_TASK STATEMENT_: Transcribe every entry word for word, leaving out all images.

** Start of RECORDS TO PROCESS **

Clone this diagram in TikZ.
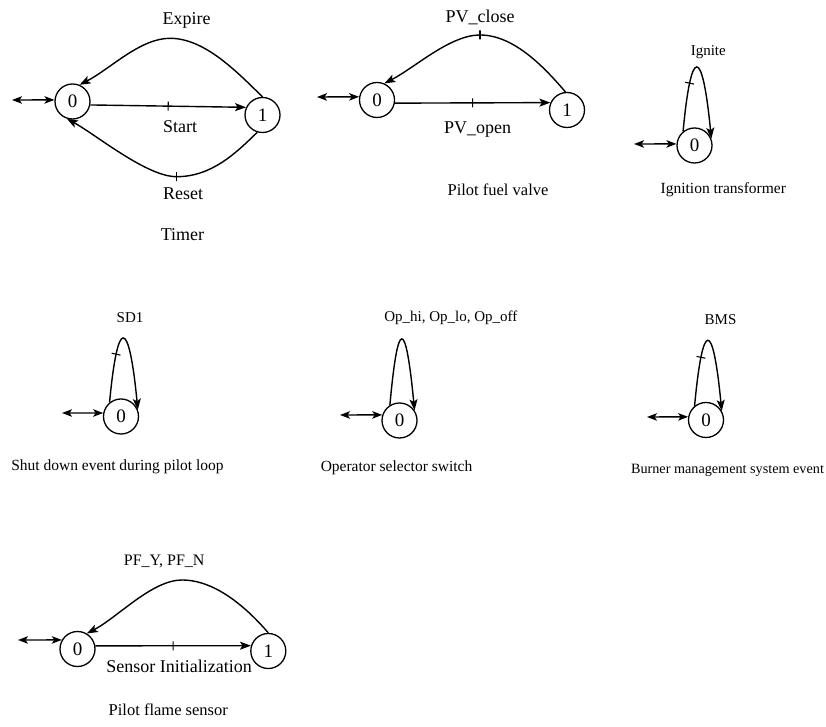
\documentclass[tikz,border=0pt]{standalone}
\usepackage{fontspec}
\setmainfont{Liberation Serif}
\usetikzlibrary{arrows.meta}
\begin{document}
\begin{tikzpicture}[x=1pt,y=1pt,
  stt/.style={circle, draw, line width=1.3pt, minimum size=35pt, inner sep=0pt,
              font=\fontsize{19}{19}\selectfont},
  trans/.style={line width=1.4pt, -{Stealth[length=11pt,width=8pt,inset=2.5pt]}},
  initarr/.style={line width=1.4pt,
              {Stealth[length=10pt,width=7.5pt,inset=2.5pt]}-{Stealth[length=10pt,width=7.5pt,inset=2.5pt]}},
  tickmark/.style={draw, rectangle, line width=1.1pt, sloped, inner sep=0pt,
              minimum width=0pt, minimum height=9pt},
  lbl/.style={inner sep=0pt, font=\fontsize{18}{18}\selectfont},
  slbl/.style={inner sep=0pt, font=\fontsize{15}{15}\selectfont},
  captext/.style={inner sep=0pt, font=\fontsize{15.5}{15.5}\selectfont},
  bigcap/.style={inner sep=0pt, font=\fontsize{16.5}{16.5}\selectfont}
]
\useasboundingbox (0,0) rectangle (826,727);

% ---------- Timer ----------
\node[stt] (T0) at (72.5,625.5) {0};
\node[stt] (T1) at (262.5,612) {1};
\coordinate (Tin) at (12,627);
\draw[initarr] (Tin) -- (T0.175);
\draw[trans] (T0.-11) -- node[tickmark]{} (T1.155);
\draw[trans] (T1.north) .. controls (237.5,654.5) and (205,688.7) .. (170,688.7)
   .. controls (140,688.7) and (110.2,658) .. (T0.67);
\draw[trans] (T1.253) .. controls (236.2,574.1) and (211.7,550.3) .. (176.7,550.3)
   node[tickmark,pos=1]{}
   .. controls (146.7,550.3) and (97.4,591.4) .. (T0.252);
\node[lbl] (Texp) at (186.5,707) {Expire};
\node[lbl] (Tst) at (180,600) {Start};
\node[lbl] (Trs) at (183,533.7) {Reset};
\node[lbl] (Tcap) at (182.5,492) {Timer};

% ---------- Pilot fuel valve ----------
\node[stt] (P0) at (377,627) {0};
\node[stt] (P1) at (567,617) {1};
\coordinate (Pin) at (317,630);
\draw[initarr] (Pin) -- (P0.170);
\draw[trans] (P0.-10) -- node[tickmark]{} (P1.156);
\draw[trans] (P1.95) .. controls (546.2,657.4) and (515,692) .. (480,692)
   node[tickmark,pos=1]{}
   .. controls (450,692) and (415,659.4) .. (P0.66);
\node[lbl] (Pcl) at (480,710) {PV\_close};
\node[lbl] (Pop) at (477.5,597) {PV\_open};
\node[bigcap] (Pcap) at (498,537) {Pilot fuel valve};

% ---------- Ignition transformer ----------
\node[stt] (I0) at (694.5,581.5) {0};
\coordinate (Iin) at (634,583);
\draw[initarr] (Iin) -- (I0.175);
\draw[trans] (I0.129) .. controls +(8,86) and +(-9,93) .. (I0.22)
   node[tickmark,pos=0.25]{};
\node[slbl] (Ilb) at (708.3,675) {Ignite};
\node[captext] (Icap) at (723.3,537) {Ignition transformer};

% ---------- Shut down event ----------
\node[stt] (S0) at (121,310.5) {0};
\coordinate (Sin) at (62,314);
\draw[initarr] (Sin) -- (S0.169);
\draw[trans] (S0.129) .. controls +(8,86) and +(-9,93) .. (S0.22)
   node[tickmark,pos=0.25]{};
\node[slbl] (Slb) at (130,409.7) {SD1};
\node[captext] (Scap) at (117.5,260) {Shut down event during pilot loop};

% ---------- Operator selector switch ----------
\node[stt] (O0) at (399.5,306.5) {0};
\coordinate (Oin) at (340,312);
\draw[initarr] (Oin) -- (O0.162);
\draw[trans] (O0.122) .. controls +(8,88) and +(-9,93) .. (O0.34);
\node[slbl] (Olb) at (450.8,408.7) {Op\_hi, Op\_lo, Op\_off};
\node[captext] (Ocap) at (396.5,259) {Operator selector switch};

% ---------- Burner management system event ----------
\node[stt] (B0) at (706,307) {0};
\coordinate (Bin) at (647,310);
\draw[initarr] (Bin) -- (B0.170);
\draw[trans] (B0.129) .. controls +(8,86) and +(-9,93) .. (B0.30)
   node[tickmark,pos=0.25]{};
\node[slbl] (Blb) at (720.5,407) {BMS};
\node[captext, font=\fontsize{14.2}{14.2}\selectfont] (Bcap) at (727.5,257) {Burner management system event};

% ---------- Pilot flame sensor ----------
\node[stt] (F0) at (77.5,78) {0};
\node[stt] (F1) at (268.3,76) {1};
\coordinate (Fin) at (18,87);
\draw[initarr] (Fin) -- (F0.150);
\draw[trans] (F0.10) -- node[tickmark]{} (F1.163);
\draw[trans] (F1.90) .. controls (249,116.5) and (217,147) .. (182,147)
   .. controls (152,147) and (117.4,109.4) .. (F0.59);
\node[slbl, font=\fontsize{16}{16}\selectfont] (Flb) at (164.2,165.3) {PF\_Y, PF\_N};
\node[lbl] (Fsi) at (179,60.3) {Sensor Initialization};
\node[bigcap] (Fcap) at (168.3,17) {Pilot flame sensor};
\end{tikzpicture}
\end{document}
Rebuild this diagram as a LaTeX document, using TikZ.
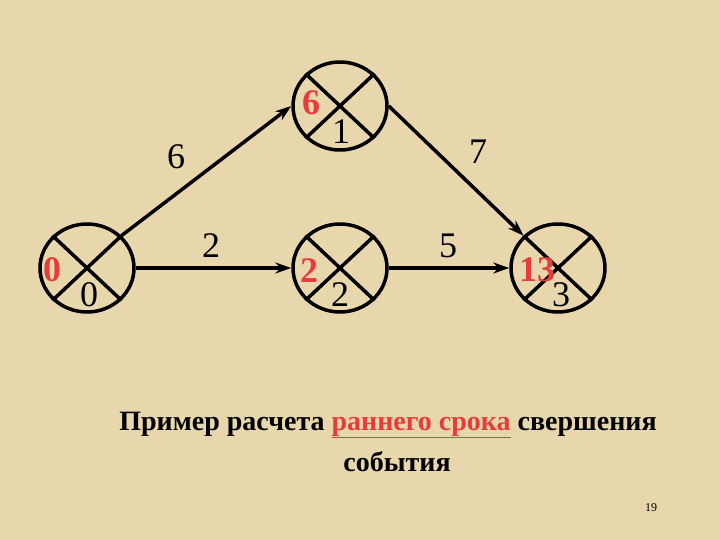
\documentclass[tikz,border=0pt]{standalone}
\usepackage{fontspec}
\setmainfont{Liberation Serif}
\usetikzlibrary{arrows.meta,shapes.geometric}
\definecolor{bg}{RGB}{232,214,172}
\definecolor{rd}{RGB}{230,60,60}
\begin{document}
\begin{tikzpicture}[x=1pt,y=-1pt,
  ev/.style={draw,line width=3.5pt,ellipse,minimum width=94pt,minimum height=88pt,inner sep=0pt},
  cross/.style={line width=3.5pt},
  arr/.style={line width=3.5pt,-{Stealth[length=16pt,width=11pt]}},
  num/.style={font=\fontsize{36}{36}\selectfont},
  rnum/.style={font=\fontsize{36}{36}\selectfont\bfseries,text=rd},
  captext/.style={font=\fontsize{28}{28}\selectfont\bfseries}]
\fill[bg] (0,0) rectangle (720,540);
\foreach \n/\x/\y in {e0/87/268,e1/340/106,e2/340/268,e3/558/268}{
  \node[ev] (\n) at (\x,\y) {};
  \draw[cross] (\n.north west) -- (\n.south east) (\n.north east) -- (\n.south west);
}
\draw[arr] (e0.north east) -- (e1.west);
\draw[arr] (e0.east) -- (e2.west);
\draw[arr] (e2.east) -- (e3.west);
\draw[arr] (e1.east) -- (e3.north west);
\node[rnum] (a0) at (52,270) {0}; \node[num] (b0) at (89,295) {0};
\node[rnum] (a1) at (311,103) {6}; \node[num] (b1) at (341,132) {1};
\node[rnum] (a2) at (309,271) {2}; \node[num] (b2) at (340,295) {2};
\node[rnum] (a3) at (537,270) {13}; \node[num] (b3) at (561,295) {3};
\node[num] (l1) at (176,157) {6};
\node[num] (l2) at (478,152) {7};
\node[num] (l3) at (211,246) {2};
\node[num] (l4) at (448,246) {5};
\node[captext] (t1) at (388,425) {Пример расчета \textcolor{rd}{\underline{раннего срока}} свершения};
\node[captext] (t2) at (397,462) {события};
\node[font=\fontsize{12}{12}\selectfont] (pg) at (651,508) {19};
\end{tikzpicture}
\end{document}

** End of RECORDS TO PROCESS **

_ANSWER TO THIS EXERCISE_:
Clone this diagram in TikZ.
\documentclass[tikz,border=0pt]{standalone}
\usepackage{fontspec}
\setmainfont{Liberation Serif}
\usetikzlibrary{arrows.meta}
\begin{document}
\begin{tikzpicture}[x=1pt,y=1pt,
  stt/.style={circle, draw, line width=1.3pt, minimum size=35pt, inner sep=0pt,
              font=\fontsize{19}{19}\selectfont},
  trans/.style={line width=1.4pt, -{Stealth[length=11pt,width=8pt,inset=2.5pt]}},
  initarr/.style={line width=1.4pt,
              {Stealth[length=10pt,width=7.5pt,inset=2.5pt]}-{Stealth[length=10pt,width=7.5pt,inset=2.5pt]}},
  tickmark/.style={draw, rectangle, line width=1.1pt, sloped, inner sep=0pt,
              minimum width=0pt, minimum height=9pt},
  lbl/.style={inner sep=0pt, font=\fontsize{18}{18}\selectfont},
  slbl/.style={inner sep=0pt, font=\fontsize{15}{15}\selectfont},
  captext/.style={inner sep=0pt, font=\fontsize{15.5}{15.5}\selectfont},
  bigcap/.style={inner sep=0pt, font=\fontsize{16.5}{16.5}\selectfont}
]
\useasboundingbox (0,0) rectangle (826,727);

% ---------- Timer ----------
\node[stt] (T0) at (72.5,625.5) {0};
\node[stt] (T1) at (262.5,612) {1};
\coordinate (Tin) at (12,627);
\draw[initarr] (Tin) -- (T0.175);
\draw[trans] (T0.-11) -- node[tickmark]{} (T1.155);
\draw[trans] (T1.north) .. controls (237.5,654.5) and (205,688.7) .. (170,688.7)
   .. controls (140,688.7) and (110.2,658) .. (T0.67);
\draw[trans] (T1.253) .. controls (236.2,574.1) and (211.7,550.3) .. (176.7,550.3)
   node[tickmark,pos=1]{}
   .. controls (146.7,550.3) and (97.4,591.4) .. (T0.252);
\node[lbl] (Texp) at (186.5,707) {Expire};
\node[lbl] (Tst) at (180,600) {Start};
\node[lbl] (Trs) at (183,533.7) {Reset};
\node[lbl] (Tcap) at (182.5,492) {Timer};

% ---------- Pilot fuel valve ----------
\node[stt] (P0) at (377,627) {0};
\node[stt] (P1) at (567,617) {1};
\coordinate (Pin) at (317,630);
\draw[initarr] (Pin) -- (P0.170);
\draw[trans] (P0.-10) -- node[tickmark]{} (P1.156);
\draw[trans] (P1.95) .. controls (546.2,657.4) and (515,692) .. (480,692)
   node[tickmark,pos=1]{}
   .. controls (450,692) and (415,659.4) .. (P0.66);
\node[lbl] (Pcl) at (480,710) {PV\_close};
\node[lbl] (Pop) at (477.5,597) {PV\_open};
\node[bigcap] (Pcap) at (498,537) {Pilot fuel valve};

% ---------- Ignition transformer ----------
\node[stt] (I0) at (694.5,581.5) {0};
\coordinate (Iin) at (634,583);
\draw[initarr] (Iin) -- (I0.175);
\draw[trans] (I0.129) .. controls +(8,86) and +(-9,93) .. (I0.22)
   node[tickmark,pos=0.25]{};
\node[slbl] (Ilb) at (708.3,675) {Ignite};
\node[captext] (Icap) at (723.3,537) {Ignition transformer};

% ---------- Shut down event ----------
\node[stt] (S0) at (121,310.5) {0};
\coordinate (Sin) at (62,314);
\draw[initarr] (Sin) -- (S0.169);
\draw[trans] (S0.129) .. controls +(8,86) and +(-9,93) .. (S0.22)
   node[tickmark,pos=0.25]{};
\node[slbl] (Slb) at (130,409.7) {SD1};
\node[captext] (Scap) at (117.5,260) {Shut down event during pilot loop};

% ---------- Operator selector switch ----------
\node[stt] (O0) at (399.5,306.5) {0};
\coordinate (Oin) at (340,312);
\draw[initarr] (Oin) -- (O0.162);
\draw[trans] (O0.122) .. controls +(8,88) and +(-9,93) .. (O0.34);
\node[slbl] (Olb) at (450.8,408.7) {Op\_hi, Op\_lo, Op\_off};
\node[captext] (Ocap) at (396.5,259) {Operator selector switch};

% ---------- Burner management system event ----------
\node[stt] (B0) at (706,307) {0};
\coordinate (Bin) at (647,310);
\draw[initarr] (Bin) -- (B0.170);
\draw[trans] (B0.129) .. controls +(8,86) and +(-9,93) .. (B0.30)
   node[tickmark,pos=0.25]{};
\node[slbl] (Blb) at (720.5,407) {BMS};
\node[captext, font=\fontsize{14.2}{14.2}\selectfont] (Bcap) at (727.5,257) {Burner management system event};

% ---------- Pilot flame sensor ----------
\node[stt] (F0) at (77.5,78) {0};
\node[stt] (F1) at (268.3,76) {1};
\coordinate (Fin) at (18,87);
\draw[initarr] (Fin) -- (F0.150);
\draw[trans] (F0.10) -- node[tickmark]{} (F1.163);
\draw[trans] (F1.90) .. controls (249,116.5) and (217,147) .. (182,147)
   .. controls (152,147) and (117.4,109.4) .. (F0.59);
\node[slbl, font=\fontsize{16}{16}\selectfont] (Flb) at (164.2,165.3) {PF\_Y, PF\_N};
\node[lbl] (Fsi) at (179,60.3) {Sensor Initialization};
\node[bigcap] (Fcap) at (168.3,17) {Pilot flame sensor};
\end{tikzpicture}
\end{document}
Rebuild this diagram as a LaTeX document, using TikZ.
\documentclass[tikz,border=0pt]{standalone}
\usepackage{fontspec}
\setmainfont{Liberation Serif}
\usetikzlibrary{arrows.meta,shapes.geometric}
\definecolor{bg}{RGB}{232,214,172}
\definecolor{rd}{RGB}{230,60,60}
\begin{document}
\begin{tikzpicture}[x=1pt,y=-1pt,
  ev/.style={draw,line width=3.5pt,ellipse,minimum width=94pt,minimum height=88pt,inner sep=0pt},
  cross/.style={line width=3.5pt},
  arr/.style={line width=3.5pt,-{Stealth[length=16pt,width=11pt]}},
  num/.style={font=\fontsize{36}{36}\selectfont},
  rnum/.style={font=\fontsize{36}{36}\selectfont\bfseries,text=rd},
  captext/.style={font=\fontsize{28}{28}\selectfont\bfseries}]
\fill[bg] (0,0) rectangle (720,540);
\foreach \n/\x/\y in {e0/87/268,e1/340/106,e2/340/268,e3/558/268}{
  \node[ev] (\n) at (\x,\y) {};
  \draw[cross] (\n.north west) -- (\n.south east) (\n.north east) -- (\n.south west);
}
\draw[arr] (e0.north east) -- (e1.west);
\draw[arr] (e0.east) -- (e2.west);
\draw[arr] (e2.east) -- (e3.west);
\draw[arr] (e1.east) -- (e3.north west);
\node[rnum] (a0) at (52,270) {0}; \node[num] (b0) at (89,295) {0};
\node[rnum] (a1) at (311,103) {6}; \node[num] (b1) at (341,132) {1};
\node[rnum] (a2) at (309,271) {2}; \node[num] (b2) at (340,295) {2};
\node[rnum] (a3) at (537,270) {13}; \node[num] (b3) at (561,295) {3};
\node[num] (l1) at (176,157) {6};
\node[num] (l2) at (478,152) {7};
\node[num] (l3) at (211,246) {2};
\node[num] (l4) at (448,246) {5};
\node[captext] (t1) at (388,425) {Пример расчета \textcolor{rd}{\underline{раннего срока}} свершения};
\node[captext] (t2) at (397,462) {события};
\node[font=\fontsize{12}{12}\selectfont] (pg) at (651,508) {19};
\end{tikzpicture}
\end{document}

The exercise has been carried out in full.